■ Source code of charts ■
----------

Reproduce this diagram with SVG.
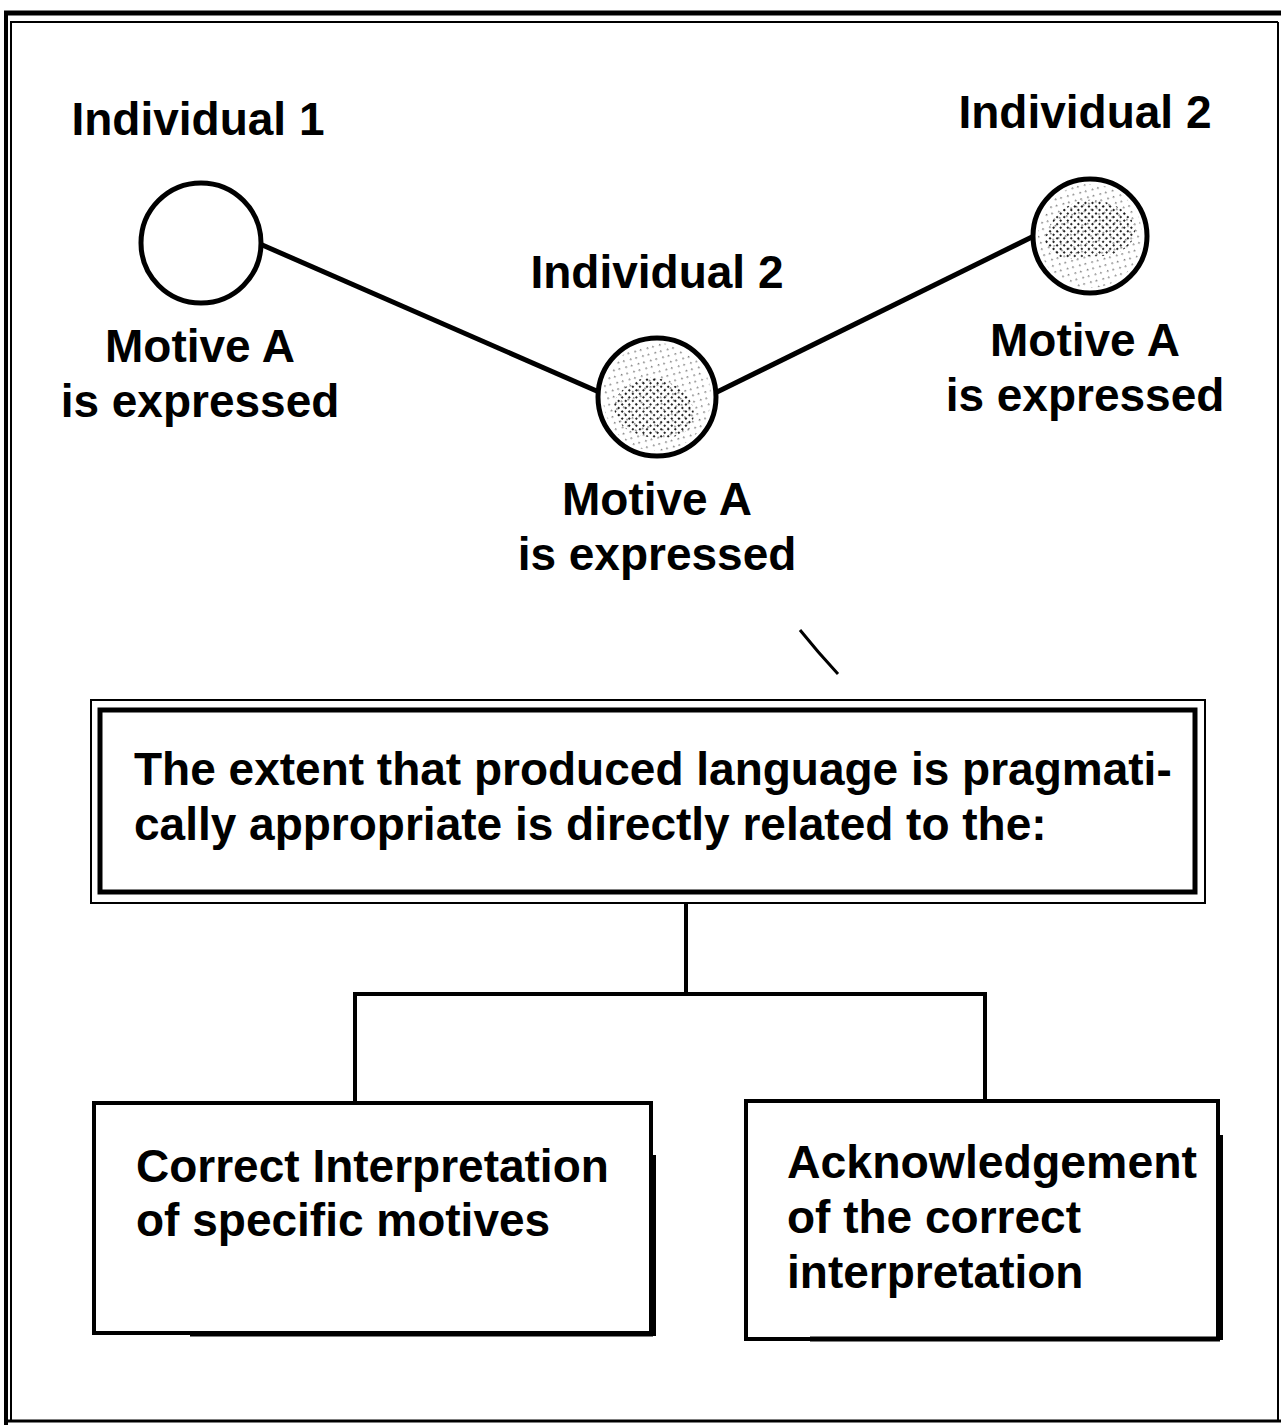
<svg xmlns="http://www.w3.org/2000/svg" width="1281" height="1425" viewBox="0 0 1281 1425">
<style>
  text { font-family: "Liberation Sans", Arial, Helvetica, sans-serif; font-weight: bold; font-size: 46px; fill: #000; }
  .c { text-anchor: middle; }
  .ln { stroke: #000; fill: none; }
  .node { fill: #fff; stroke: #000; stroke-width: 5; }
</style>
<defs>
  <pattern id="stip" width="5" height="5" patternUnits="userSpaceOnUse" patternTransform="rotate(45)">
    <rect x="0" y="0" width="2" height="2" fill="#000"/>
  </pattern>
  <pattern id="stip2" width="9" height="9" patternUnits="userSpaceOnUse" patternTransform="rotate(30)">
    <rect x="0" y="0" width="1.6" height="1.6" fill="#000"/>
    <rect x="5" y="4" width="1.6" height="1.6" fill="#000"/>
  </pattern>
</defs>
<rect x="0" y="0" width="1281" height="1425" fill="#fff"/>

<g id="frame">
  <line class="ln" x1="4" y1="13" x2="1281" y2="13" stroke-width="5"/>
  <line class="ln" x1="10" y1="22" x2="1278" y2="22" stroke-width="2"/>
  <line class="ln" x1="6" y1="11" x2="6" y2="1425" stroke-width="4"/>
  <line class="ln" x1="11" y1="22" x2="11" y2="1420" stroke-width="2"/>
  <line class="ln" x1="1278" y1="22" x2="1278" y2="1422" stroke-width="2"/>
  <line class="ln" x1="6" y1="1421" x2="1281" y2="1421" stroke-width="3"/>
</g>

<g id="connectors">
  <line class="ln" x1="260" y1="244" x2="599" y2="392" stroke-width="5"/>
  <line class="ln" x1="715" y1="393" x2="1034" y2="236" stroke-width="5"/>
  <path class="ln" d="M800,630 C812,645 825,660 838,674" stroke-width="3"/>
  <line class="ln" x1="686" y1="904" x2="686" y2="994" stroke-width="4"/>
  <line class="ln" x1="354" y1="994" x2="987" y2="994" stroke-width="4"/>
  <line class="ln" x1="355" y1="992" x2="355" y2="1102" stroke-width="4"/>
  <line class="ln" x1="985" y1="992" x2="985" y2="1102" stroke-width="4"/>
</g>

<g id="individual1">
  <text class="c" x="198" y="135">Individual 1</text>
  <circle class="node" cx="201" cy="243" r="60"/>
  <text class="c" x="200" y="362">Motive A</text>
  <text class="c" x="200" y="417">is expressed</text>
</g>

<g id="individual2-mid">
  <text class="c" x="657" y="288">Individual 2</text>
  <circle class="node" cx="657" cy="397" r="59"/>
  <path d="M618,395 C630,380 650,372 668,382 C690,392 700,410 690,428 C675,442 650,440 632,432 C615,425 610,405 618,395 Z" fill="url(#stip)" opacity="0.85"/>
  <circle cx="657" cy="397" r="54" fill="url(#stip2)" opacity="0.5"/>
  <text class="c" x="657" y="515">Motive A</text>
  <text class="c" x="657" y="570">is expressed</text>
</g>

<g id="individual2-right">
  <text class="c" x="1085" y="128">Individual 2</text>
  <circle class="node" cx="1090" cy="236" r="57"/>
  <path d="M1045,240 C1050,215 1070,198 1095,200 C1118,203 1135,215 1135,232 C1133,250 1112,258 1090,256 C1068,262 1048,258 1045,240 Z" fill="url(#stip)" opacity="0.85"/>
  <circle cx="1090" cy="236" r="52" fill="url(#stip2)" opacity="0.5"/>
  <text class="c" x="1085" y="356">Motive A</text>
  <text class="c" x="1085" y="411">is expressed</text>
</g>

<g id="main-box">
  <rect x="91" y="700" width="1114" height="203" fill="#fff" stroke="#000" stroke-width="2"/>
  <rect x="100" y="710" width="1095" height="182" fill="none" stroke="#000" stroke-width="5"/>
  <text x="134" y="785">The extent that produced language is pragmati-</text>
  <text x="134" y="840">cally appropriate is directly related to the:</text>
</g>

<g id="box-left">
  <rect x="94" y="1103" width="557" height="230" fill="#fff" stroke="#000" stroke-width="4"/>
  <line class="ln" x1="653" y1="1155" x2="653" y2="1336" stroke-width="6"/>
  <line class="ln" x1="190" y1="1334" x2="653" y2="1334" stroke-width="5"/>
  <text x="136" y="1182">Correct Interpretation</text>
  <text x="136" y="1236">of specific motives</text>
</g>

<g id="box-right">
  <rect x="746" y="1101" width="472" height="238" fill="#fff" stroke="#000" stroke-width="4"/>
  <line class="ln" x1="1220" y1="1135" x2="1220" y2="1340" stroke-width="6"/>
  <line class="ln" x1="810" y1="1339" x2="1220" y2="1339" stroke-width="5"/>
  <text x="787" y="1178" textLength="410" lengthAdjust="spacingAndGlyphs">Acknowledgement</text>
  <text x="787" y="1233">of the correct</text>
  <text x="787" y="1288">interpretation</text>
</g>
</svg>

----------

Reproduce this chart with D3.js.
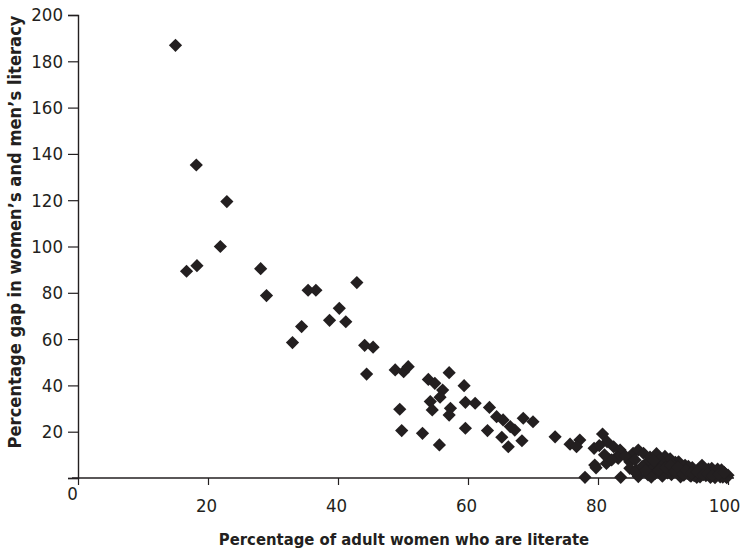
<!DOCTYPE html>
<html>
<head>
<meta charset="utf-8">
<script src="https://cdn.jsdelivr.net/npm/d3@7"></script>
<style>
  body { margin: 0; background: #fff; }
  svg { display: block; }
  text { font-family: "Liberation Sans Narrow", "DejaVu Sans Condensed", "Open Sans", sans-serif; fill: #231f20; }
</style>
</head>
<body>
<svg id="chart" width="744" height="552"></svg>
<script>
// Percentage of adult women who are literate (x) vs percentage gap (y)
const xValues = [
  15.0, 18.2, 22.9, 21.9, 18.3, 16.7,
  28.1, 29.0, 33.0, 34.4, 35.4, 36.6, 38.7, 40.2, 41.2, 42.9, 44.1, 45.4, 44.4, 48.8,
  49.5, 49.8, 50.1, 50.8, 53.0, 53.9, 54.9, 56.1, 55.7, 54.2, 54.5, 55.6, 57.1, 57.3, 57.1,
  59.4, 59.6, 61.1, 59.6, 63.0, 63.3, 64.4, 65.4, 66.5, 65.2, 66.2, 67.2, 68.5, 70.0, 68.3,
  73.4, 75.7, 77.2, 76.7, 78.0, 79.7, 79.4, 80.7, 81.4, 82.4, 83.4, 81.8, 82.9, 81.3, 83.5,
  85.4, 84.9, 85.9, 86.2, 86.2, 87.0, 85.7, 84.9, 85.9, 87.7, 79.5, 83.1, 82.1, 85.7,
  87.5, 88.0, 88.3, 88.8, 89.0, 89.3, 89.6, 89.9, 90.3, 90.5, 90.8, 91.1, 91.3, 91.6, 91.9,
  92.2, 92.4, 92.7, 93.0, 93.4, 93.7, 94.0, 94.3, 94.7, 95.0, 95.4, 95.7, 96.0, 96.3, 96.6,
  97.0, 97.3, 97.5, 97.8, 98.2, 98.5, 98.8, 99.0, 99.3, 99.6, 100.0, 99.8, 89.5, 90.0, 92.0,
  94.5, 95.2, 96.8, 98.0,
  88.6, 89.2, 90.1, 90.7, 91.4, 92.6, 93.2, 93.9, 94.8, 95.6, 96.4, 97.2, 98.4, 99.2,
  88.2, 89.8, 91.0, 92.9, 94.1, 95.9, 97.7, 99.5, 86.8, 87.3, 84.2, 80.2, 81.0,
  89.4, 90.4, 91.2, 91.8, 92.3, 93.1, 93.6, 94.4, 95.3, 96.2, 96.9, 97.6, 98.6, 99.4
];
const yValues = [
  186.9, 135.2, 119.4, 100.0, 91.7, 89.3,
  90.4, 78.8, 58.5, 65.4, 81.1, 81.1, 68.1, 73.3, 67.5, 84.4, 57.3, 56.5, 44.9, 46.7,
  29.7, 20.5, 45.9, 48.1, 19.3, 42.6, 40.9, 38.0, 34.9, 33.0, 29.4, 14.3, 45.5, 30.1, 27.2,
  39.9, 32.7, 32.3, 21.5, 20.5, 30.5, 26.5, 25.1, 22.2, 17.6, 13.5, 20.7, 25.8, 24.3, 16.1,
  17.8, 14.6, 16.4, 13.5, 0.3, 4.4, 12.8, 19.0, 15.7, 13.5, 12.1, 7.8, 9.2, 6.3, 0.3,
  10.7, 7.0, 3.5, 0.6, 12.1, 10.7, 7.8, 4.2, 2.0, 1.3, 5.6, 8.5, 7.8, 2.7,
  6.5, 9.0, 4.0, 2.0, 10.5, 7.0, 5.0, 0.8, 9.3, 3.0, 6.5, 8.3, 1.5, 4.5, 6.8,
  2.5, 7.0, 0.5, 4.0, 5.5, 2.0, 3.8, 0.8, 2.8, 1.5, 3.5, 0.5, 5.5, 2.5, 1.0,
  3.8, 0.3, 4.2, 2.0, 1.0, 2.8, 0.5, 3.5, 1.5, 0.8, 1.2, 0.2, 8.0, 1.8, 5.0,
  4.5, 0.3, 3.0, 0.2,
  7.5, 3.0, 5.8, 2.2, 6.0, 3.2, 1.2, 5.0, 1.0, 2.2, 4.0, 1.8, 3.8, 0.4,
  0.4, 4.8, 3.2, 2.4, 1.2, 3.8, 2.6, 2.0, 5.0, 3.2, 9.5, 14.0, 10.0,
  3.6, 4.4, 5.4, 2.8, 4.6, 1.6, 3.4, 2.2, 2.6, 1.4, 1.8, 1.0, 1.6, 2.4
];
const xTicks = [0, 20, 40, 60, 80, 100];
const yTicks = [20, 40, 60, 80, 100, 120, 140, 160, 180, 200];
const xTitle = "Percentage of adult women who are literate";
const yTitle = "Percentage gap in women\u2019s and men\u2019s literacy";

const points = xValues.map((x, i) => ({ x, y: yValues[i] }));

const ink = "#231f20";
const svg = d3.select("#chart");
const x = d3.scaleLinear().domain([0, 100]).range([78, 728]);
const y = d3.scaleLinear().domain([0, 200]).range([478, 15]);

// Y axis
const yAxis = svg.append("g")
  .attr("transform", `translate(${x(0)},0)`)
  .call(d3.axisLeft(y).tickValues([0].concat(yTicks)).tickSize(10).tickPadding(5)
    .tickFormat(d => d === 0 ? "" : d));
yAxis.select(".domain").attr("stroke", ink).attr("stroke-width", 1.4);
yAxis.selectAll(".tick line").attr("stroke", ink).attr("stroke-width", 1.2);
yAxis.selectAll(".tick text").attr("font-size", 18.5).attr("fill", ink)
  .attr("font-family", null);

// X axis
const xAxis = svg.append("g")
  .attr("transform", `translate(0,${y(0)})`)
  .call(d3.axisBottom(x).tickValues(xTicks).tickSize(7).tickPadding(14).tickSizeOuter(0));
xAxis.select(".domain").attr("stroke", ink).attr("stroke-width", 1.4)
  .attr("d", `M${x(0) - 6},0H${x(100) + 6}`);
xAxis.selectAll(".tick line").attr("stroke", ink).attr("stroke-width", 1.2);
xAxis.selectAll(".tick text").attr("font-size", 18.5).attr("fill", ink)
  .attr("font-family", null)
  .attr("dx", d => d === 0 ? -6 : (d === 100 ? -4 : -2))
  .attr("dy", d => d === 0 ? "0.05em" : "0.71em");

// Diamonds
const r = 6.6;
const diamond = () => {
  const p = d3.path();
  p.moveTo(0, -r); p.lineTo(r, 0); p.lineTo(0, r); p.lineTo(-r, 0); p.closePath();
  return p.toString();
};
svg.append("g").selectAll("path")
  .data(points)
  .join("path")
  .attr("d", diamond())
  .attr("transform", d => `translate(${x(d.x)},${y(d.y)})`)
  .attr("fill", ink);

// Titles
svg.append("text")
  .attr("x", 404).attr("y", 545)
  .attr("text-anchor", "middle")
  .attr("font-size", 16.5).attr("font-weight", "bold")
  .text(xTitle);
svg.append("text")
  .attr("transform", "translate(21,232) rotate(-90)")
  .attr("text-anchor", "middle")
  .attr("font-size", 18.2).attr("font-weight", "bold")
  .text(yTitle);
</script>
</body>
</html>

----------

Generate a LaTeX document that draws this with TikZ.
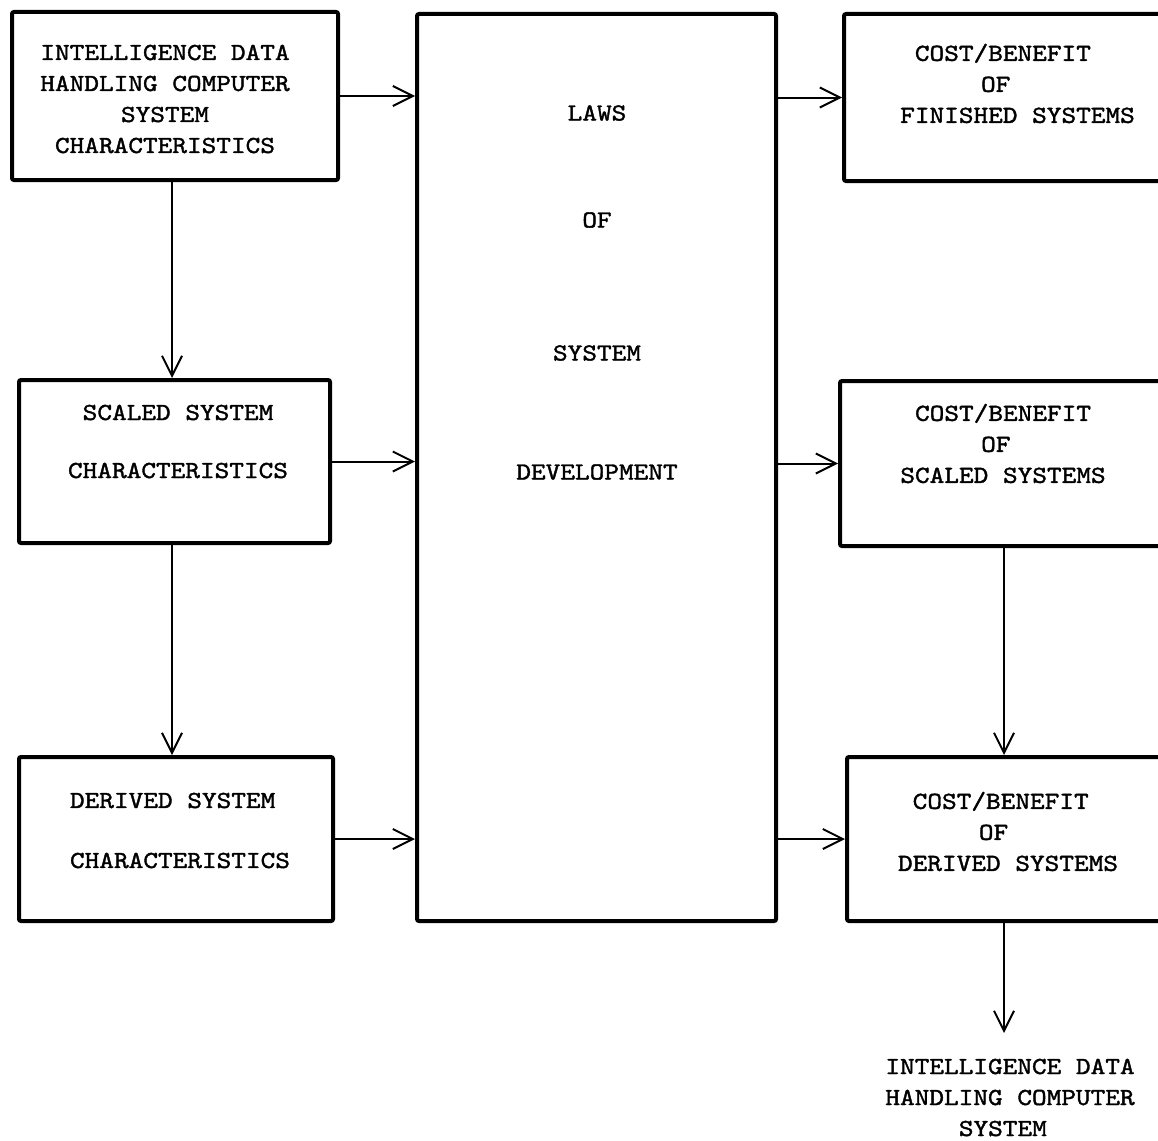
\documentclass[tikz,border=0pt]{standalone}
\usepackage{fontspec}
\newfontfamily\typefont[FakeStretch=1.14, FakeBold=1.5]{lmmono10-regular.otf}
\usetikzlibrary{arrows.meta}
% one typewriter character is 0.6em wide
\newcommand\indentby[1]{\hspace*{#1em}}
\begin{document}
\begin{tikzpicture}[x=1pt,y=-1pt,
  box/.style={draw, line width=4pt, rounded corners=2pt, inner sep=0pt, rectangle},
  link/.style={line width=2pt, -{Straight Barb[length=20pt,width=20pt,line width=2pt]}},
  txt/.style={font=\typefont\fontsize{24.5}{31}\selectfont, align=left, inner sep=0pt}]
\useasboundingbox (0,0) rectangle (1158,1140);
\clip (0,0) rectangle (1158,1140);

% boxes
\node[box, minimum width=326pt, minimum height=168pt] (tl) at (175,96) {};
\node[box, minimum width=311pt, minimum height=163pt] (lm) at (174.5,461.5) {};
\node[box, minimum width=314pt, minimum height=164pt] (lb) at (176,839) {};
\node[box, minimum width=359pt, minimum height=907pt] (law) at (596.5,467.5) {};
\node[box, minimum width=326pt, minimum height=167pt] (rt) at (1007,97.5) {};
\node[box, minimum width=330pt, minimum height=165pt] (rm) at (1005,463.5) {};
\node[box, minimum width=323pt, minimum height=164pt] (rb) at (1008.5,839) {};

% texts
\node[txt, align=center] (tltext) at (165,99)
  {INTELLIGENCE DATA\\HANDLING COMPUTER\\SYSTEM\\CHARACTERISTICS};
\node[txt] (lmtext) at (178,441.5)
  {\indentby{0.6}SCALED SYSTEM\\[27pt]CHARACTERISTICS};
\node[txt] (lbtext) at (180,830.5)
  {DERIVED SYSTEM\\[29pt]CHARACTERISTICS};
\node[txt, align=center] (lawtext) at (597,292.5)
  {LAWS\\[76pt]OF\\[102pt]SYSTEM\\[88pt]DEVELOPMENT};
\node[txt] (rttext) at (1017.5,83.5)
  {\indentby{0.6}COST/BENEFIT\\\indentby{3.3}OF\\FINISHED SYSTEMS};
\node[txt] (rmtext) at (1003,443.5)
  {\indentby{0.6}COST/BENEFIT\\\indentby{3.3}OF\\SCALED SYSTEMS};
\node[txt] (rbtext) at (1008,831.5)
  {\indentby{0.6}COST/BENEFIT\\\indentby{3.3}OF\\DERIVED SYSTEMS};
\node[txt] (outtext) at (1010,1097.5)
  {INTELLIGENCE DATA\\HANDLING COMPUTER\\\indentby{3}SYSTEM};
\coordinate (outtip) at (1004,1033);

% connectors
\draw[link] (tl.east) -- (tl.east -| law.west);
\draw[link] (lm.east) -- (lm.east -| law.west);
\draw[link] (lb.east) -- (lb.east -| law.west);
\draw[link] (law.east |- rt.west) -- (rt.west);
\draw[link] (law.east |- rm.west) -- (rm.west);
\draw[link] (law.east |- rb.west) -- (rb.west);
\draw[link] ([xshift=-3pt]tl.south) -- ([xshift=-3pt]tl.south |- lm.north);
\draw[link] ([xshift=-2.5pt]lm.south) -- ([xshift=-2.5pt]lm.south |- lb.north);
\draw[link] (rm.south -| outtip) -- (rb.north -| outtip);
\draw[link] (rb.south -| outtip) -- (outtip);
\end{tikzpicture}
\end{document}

----------

Copy out every line in the entries above that holds "with".

Reproduce this diagram with SVG.
Reproduce this chart with D3.js.
Generate a LaTeX document that draws this with TikZ.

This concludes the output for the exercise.